Letter to the Editor

Christianity Today

sent 27 Mar 2006

On non-Tare-ying, non-libertine libertarians

Dear Editor,

Thanks for the interesting March, 2006 issue. I'd like to respond to two articles. Episcopal bishop Edward S. Little II ("Living with Tares" p69) chooses to stay with his errant denomination, citing as an example Athanasius of Alexandria, who also stayed despite his church's 4th-century drift toward Arianism. But for Athanasius, his church (the Roman Catholic Church) was the only game in town. Where was he going to go? In contrast, Rev. Little has many more conservative and faithful options from which to choose. Why stay and lend support to leaders willingly defying God? A key lesson of the Enlightenment was that individual choice must be protected as a way to minimize the damage of human error and evil. Rev. Little should exercise his choice for his own good, as a witness to others and as a warning message to Episcopal leadership.

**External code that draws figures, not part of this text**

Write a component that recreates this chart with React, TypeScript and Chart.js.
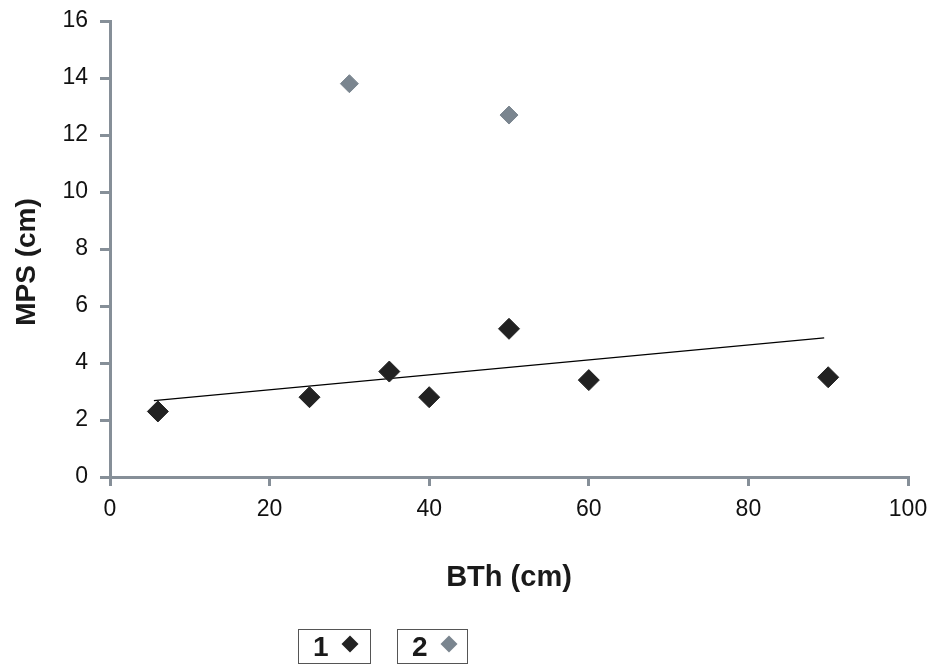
import React, { useEffect, useRef } from "react";
import { Chart, registerables } from "chart.js";

Chart.register(...registerables);

const series1Label = "1";
const series1X = [6, 25, 35, 40, 50, 60, 90];
const series1Y = [2.3, 2.8, 3.7, 2.8, 5.2, 3.4, 3.5];
const series2Label = "2";
const series2X = [30, 50];
const series2Y = [13.8, 12.7];
const trendX = [5.5, 89.5];
const trendY = [2.68, 4.88];
const xTitle = "BTh (cm)";
const yTitle = "MPS (cm)";

const AXIS = "#868f98";
const FONT = "'Liberation Sans', Arial, sans-serif";

const legendPlugin = {
  id: "boxLegend",
  afterDraw(chart: any) {
    const ctx = chart.ctx;
    const items = [
      { ds: chart.data.datasets[0], left: 298, width: 72 },
      { ds: chart.data.datasets[1], left: 397, width: 70 },
    ];
    ctx.save();
    items.forEach((it) => {
      const top = 629;
      const h = 34;
      ctx.strokeStyle = "#555";
      ctx.lineWidth = 1;
      ctx.strokeRect(it.left + 0.5, top + 0.5, it.width, h);
      ctx.fillStyle = "#1a1a1a";
      ctx.font = `bold 28px ${FONT}`;
      ctx.textBaseline = "middle";
      ctx.textAlign = "left";
      ctx.fillText(it.ds.label, it.left + 15, top + h / 2 + 2);
      const cx = it.left + 52;
      const cy = top + h / 2 - 2;
      const r = 8.5;
      ctx.fillStyle = it.ds.backgroundColor;
      ctx.beginPath();
      ctx.moveTo(cx, cy - r);
      ctx.lineTo(cx + r, cy);
      ctx.lineTo(cx, cy + r);
      ctx.lineTo(cx - r, cy);
      ctx.closePath();
      ctx.fill();
    });
    // y-axis title, slightly below the plot's vertical centre as in the reference
    const area = chart.chartArea;
    ctx.translate(27, (area.top + area.bottom) / 2 + 13);
    ctx.rotate(-Math.PI / 2);
    ctx.fillStyle = "#1a1a1a";
    ctx.font = `bold 28px ${FONT}`;
    ctx.textAlign = "center";
    ctx.textBaseline = "middle";
    ctx.fillText(yTitle, 0, 0);
    ctx.restore();
  },
};

export default function App() {
  const ref = useRef<HTMLCanvasElement>(null);
  useEffect(() => {
    document.body.style.margin = "0";
    const chart = new Chart(ref.current!, {
      type: "scatter",
      data: {
        datasets: [
          {
            label: series1Label,
            data: series1X.map((x, i) => ({ x, y: series1Y[i] })),
            backgroundColor: "#222222",
            borderColor: "#222222",
            pointStyle: "rectRot",
            pointRadius: 10.5,
            pointHoverRadius: 10.5,
          },
          {
            label: series2Label,
            data: series2X.map((x, i) => ({ x, y: series2Y[i] })),
            backgroundColor: "#7a858f",
            borderColor: "#7a858f",
            pointStyle: "rectRot",
            pointRadius: 9,
            pointHoverRadius: 9,
          },
          {
            label: "trend",
            data: trendX.map((x, i) => ({ x, y: trendY[i] })),
            showLine: true,
            borderColor: "#000000",
            borderWidth: 1.2,
            pointRadius: 0,
            pointHoverRadius: 0,
          } as any,
        ],
      },
      options: {
        animation: false,
        responsive: false,
        devicePixelRatio: 1,
        layout: { padding: { left: 0, right: 23, top: 21, bottom: 70 } },
        plugins: {
          legend: { display: false },
          tooltip: { enabled: false },
        },
        scales: {
          x: {
            type: "linear",
            min: 0,
            max: 100,
            afterFit: (s: any) => {
              s.height = 118;
              s.paddingLeft = 0;
              s.paddingRight = 0;
            },
            ticks: {
              stepSize: 20,
              color: "#111",
              font: { family: FONT, size: 23 },
              padding: 10,
            },
            grid: {
              display: true,
              drawOnChartArea: false,
              drawTicks: true,
              tickLength: 9,
              color: AXIS,
              lineWidth: 3,
            },
            border: { display: true, color: AXIS, width: 3 },
            title: {
              display: true,
              text: xTitle,
              color: "#1a1a1a",
              font: { family: FONT, size: 29, weight: "bold" },
              padding: { top: 0, bottom: 0 },
            },
          },
          y: {
            type: "linear",
            min: 0,
            max: 16,
            afterFit: (s: any) => {
              s.width = 110;
              s.paddingTop = 0;
              s.paddingBottom = 0;
            },
            ticks: {
              stepSize: 2,
              color: "#111",
              font: { family: FONT, size: 23 },
              padding: 12,
            },
            grid: {
              display: true,
              drawOnChartArea: false,
              drawTicks: true,
              tickLength: 10,
              color: AXIS,
              lineWidth: 3,
            },
            border: { display: true, color: AXIS, width: 3 },
            title: { display: false },
          },
        },
      },
      plugins: [legendPlugin],
    });
    return () => chart.destroy();
  }, []);
  return <canvas ref={ref} width={931} height={665} style={{ display: "block" }} />;
}
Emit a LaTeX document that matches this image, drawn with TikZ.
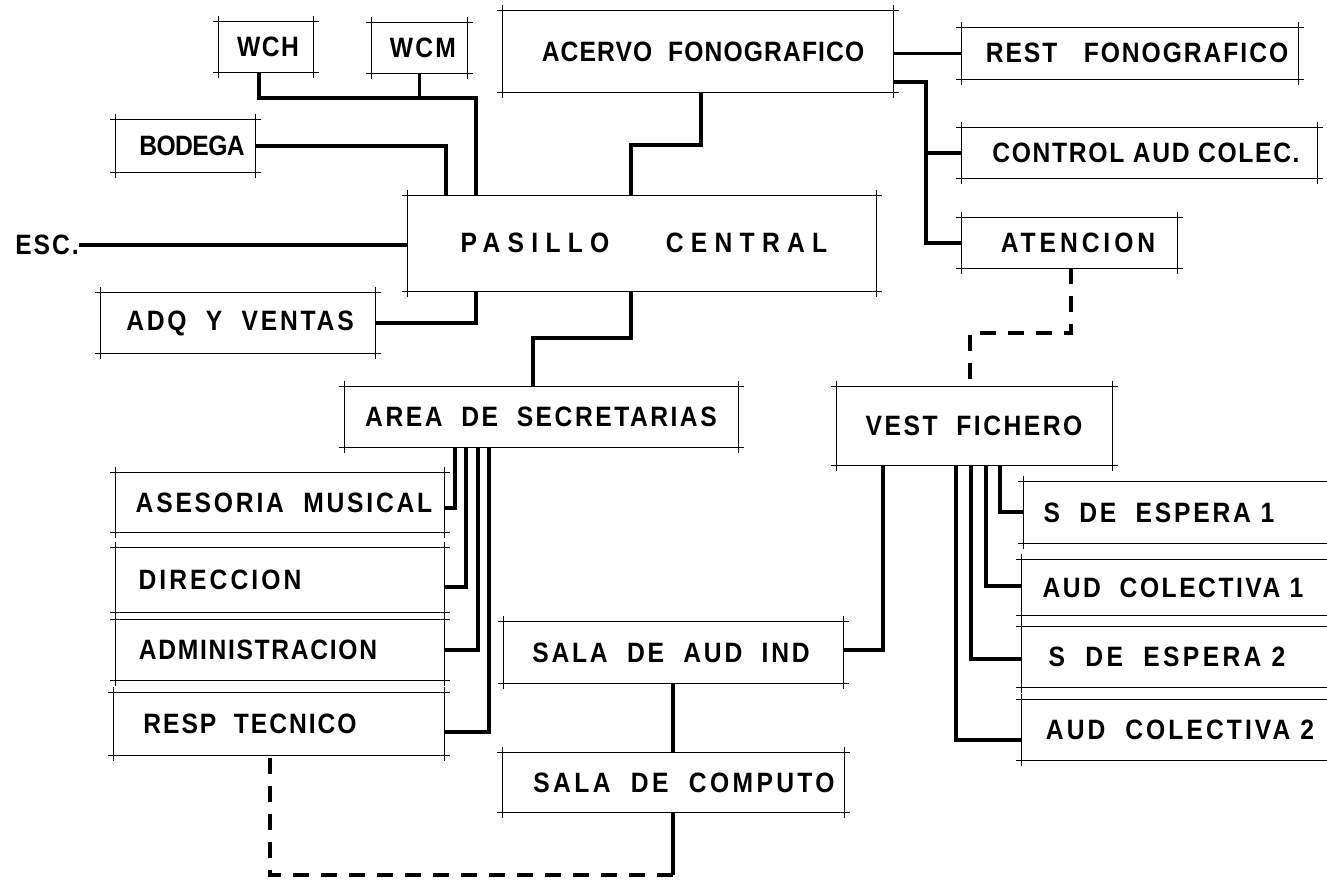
\documentclass[tikz,border=0pt]{standalone}
\usepackage{fontspec}
\setmainfont{Liberation Sans}[FakeStretch=0.88]
\usetikzlibrary{fit}
\newcommand{\lsp}[2]{{\addfontfeature{LetterSpace=#1}#2}}
\begin{document}
\begin{tikzpicture}[x=0.75pt,y=-0.75pt,
  boxline/.style={line width=0.9pt},
  room/.style={inner sep=0pt, draw=none, fit={#1}, append after command={
    ([xshift=-4pt]\tikzlastnode.north west) edge[boxline] ([xshift=4pt]\tikzlastnode.north east)
    ([xshift=-4pt]\tikzlastnode.south west) edge[boxline] ([xshift=4pt]\tikzlastnode.south east)
    ([yshift=4pt]\tikzlastnode.north west) edge[boxline] ([yshift=-4pt]\tikzlastnode.south west)
    ([yshift=4pt]\tikzlastnode.north east) edge[boxline] ([yshift=-4pt]\tikzlastnode.south east)}},
  lbl/.style={inner sep=0pt, font=\bfseries\fontsize{21}{24}\selectfont},
  conn/.style={line width=2.3pt},
  dconn/.style={line width=2.3pt, dash pattern=on 12pt off 9pt}
]
\fill[white] (0,0) rectangle (1327,879);
\useasboundingbox (0,0) rectangle (1327,879);

% boxes
\node[room={(219,22) (313,72)}] (wch) {};
\node[room={(372,23) (467,73)}] (wcm) {};
\node[room={(503,11) (893,92)}] (ace) {};
\node[room={(962,28) (1298,79)}] (rest) {};
\node[room={(962,128) (1317,178)}] (ctl) {};
\node[room={(962,218) (1177,268)}] (ate) {};
\node[room={(116,120) (255,172)}] (bod) {};
\node[room={(408,196) (876,291)}] (pas) {};
\node[room={(101,293) (375,353)}] (adq) {};
\node[room={(345,387) (738,447)}] (area) {};
\node[room={(837,387) (1112,465)}] (vest) {};
\node[room={(116,473) (444,532)}] (ase) {};
\node[room={(116,548) (444,612)}] (dir) {};
\node[room={(116,620) (444,680)}] (adm) {};
\node[room={(114,693) (444,755)}] (resp) {};
\node[room={(504,622) (843,683)}] (sai) {};
\node[room={(503,753) (844,812)}] (scp) {};
\node[room={(1024,482) (1345,543)}] (se1) {};
\node[room={(1022,560) (1345,615)}] (ac1) {};
\node[room={(1022,627) (1345,687)}] (se2) {};
\node[room={(1022,700) (1345,760)}] (ac2) {};

% labels
\node[lbl] (t-wch) at (268,47) {\lsp{5}{WCH}};
\node[lbl] (t-wcm) at (423,48) {\lsp{8}{WCM}};
\node[lbl] (t-ace) at (703,52) {\lsp{4}{ACERVO\ \ FONOGRAFICO}};
\node[lbl] (t-rest) at (1137,53) {\lsp{7}{REST\ \ \ FONOGRAFICO}};
\node[lbl] (t-ctl) at (1146,153) {\lsp{6}{CONTROL\ AUD\ COLEC.}};
\node[lbl] (t-ate) at (1078,243) {\lsp{14}{ATENCION}};
\node[lbl] (t-bod) at (192,146) {\lsp{-2}{BODEGA}};
\node[lbl] (t-pas) at (644,243) {\lsp{26}{PASILLO\ \ \ \ CENTRAL}};
\node[lbl] (esc) at (47,245) {\lsp{7}{ESC.}};
\node[lbl] (t-adq) at (240,323) {\lsp{10}{ADQ\ \ Y\ \ VENTAS}};
\node[lbl] (t-area) at (541,417) {\lsp{9}{AREA\ \ DE\ \ SECRETARIAS}};
\node[lbl] (t-vest) at (974,426) {\lsp{9}{VEST\ \ FICHERO}};
\node[lbl] (t-ase) at (284,503) {\lsp{10}{ASESORIA\ \ MUSICAL}};
\node[lbl] (t-dir) at (220,580) {\lsp{11}{DIRECCION}};
\node[lbl] (t-adm) at (258,650) {\lsp{6}{ADMINISTRACION}};
\node[lbl] (t-resp) at (250,724) {\lsp{7}{RESP\ \ TECNICO}};
\node[lbl] (t-sai) at (671,653) {\lsp{10}{SALA\ \ DE\ \ AUD\ \ IND}};
\node[lbl] (t-scp) at (684,783) {\lsp{12}{SALA\ \ DE\ \ COMPUTO}};
\node[lbl] (t-se1) at (1159,513) {\lsp{10}{S\ \ DE\ \ ESPERA\ 1}};
\node[lbl] (t-ac1) at (1173,588) {\lsp{9}{AUD\ \ COLECTIVA\ 1}};
\node[lbl] (t-se2) at (1167,657) {\lsp{12}{S\ \ DE\ \ ESPERA\ 2}};
\node[lbl] (t-ac2) at (1180,730) {\lsp{11}{AUD\ \ COLECTIVA\ 2}};

% connectors
\coordinate (j1) at (476,98);
\draw[conn] (259,0 |- wch.south) |- (j1) -- (476,0 |- pas.north);
\draw[conn] (wcm.south) -- (wcm.south |- j1);
\draw[conn] (bod.east) -| (446,0 |- pas.north);
\draw[conn] (701,0 |- ace.south) -- (701,145) -| (631,0 |- pas.north);
\draw[conn] (esc.east) -- (pas.west |- esc.east);
\draw[conn] (476,0 |- pas.south) |- (adq.east);
\draw[conn] (631,0 |- pas.south) -- (631,338) -| (533,0 |- area.north);
\draw[conn] (ace.east |- rest.west) -- (rest.west);
\draw[conn] (ace.east |- 0,82) -- (926,82) |- (ate.west);
\draw[conn] (926,0 |- ctl.west) -- (ctl.west);
\draw[dconn] (1071,0 |- ate.south) -- (1071,333) -| (970,0 |- vest.north);
% Area de secretarias branches
\draw[conn] (455,0 |- area.south) |- (ase.east |- 0,508);
\draw[conn] (466,0 |- area.south) |- (dir.east |- 0,587);
\draw[conn] (478,0 |- area.south) |- (adm.east |- 0,650);
\draw[conn] (489,0 |- area.south) |- (resp.east |- 0,732);
% salas
\draw[conn] (673,0 |- sai.south) -- (673,0 |- scp.north);
\coordinate (j2) at (673,875);
\draw[conn] (673,0 |- scp.south) -- (j2);
\draw[dconn] (j2) -| (270,0 |- resp.south);
% vestibulo fichero
\draw[conn] (883,0 |- vest.south) |- (sai.east |- 0,650);
\draw[conn] (1000,0 |- vest.south) |- (se1.west |- 0,512);
\draw[conn] (986,0 |- vest.south) |- (ac1.west |- 0,586);
\draw[conn] (971,0 |- vest.south) |- (se2.west |- 0,659);
\draw[conn] (956,0 |- vest.south) |- (ac2.west |- 0,740);
\end{tikzpicture}
\end{document}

Pastor Robert Jeffries ("Grace as a License for Sin" p76) believes we Christians have now swung too far away from legalism and toward license, having "unwittingly taken grace out of the hands of the legalists and delivered it into the hands of the libertarians." I hope he means 'libertinism' and is merely making the common but unfortunate error of conflating these two terms. Libertarianism is a friend (indeed a result) of, not a danger to, Christianity. It is very simply the political philosophy which favors maximum freedom for citizens, consistent with "no harm" done to others. It is upon this idea of government that America was founded, but has been eroding for some time in the face of ever-expanding government. Christians must remember, as America's founders did, that it is only in an atmosphere of freedom and choice that morality has meaning and individuals and communities can most effectively respond to God's will for their lives. In fact, any version of evangelical Christianity that rejects a basically libertarian political approach can be classified as statism and reverts to the tragic error of using physical force in place of voluntary persuasion and love to bring nonbelievers into submission. As always, this approach is illiberal, unjust, immoral and definitely unChristian.

In short, Christians should be non-libertine libertarians!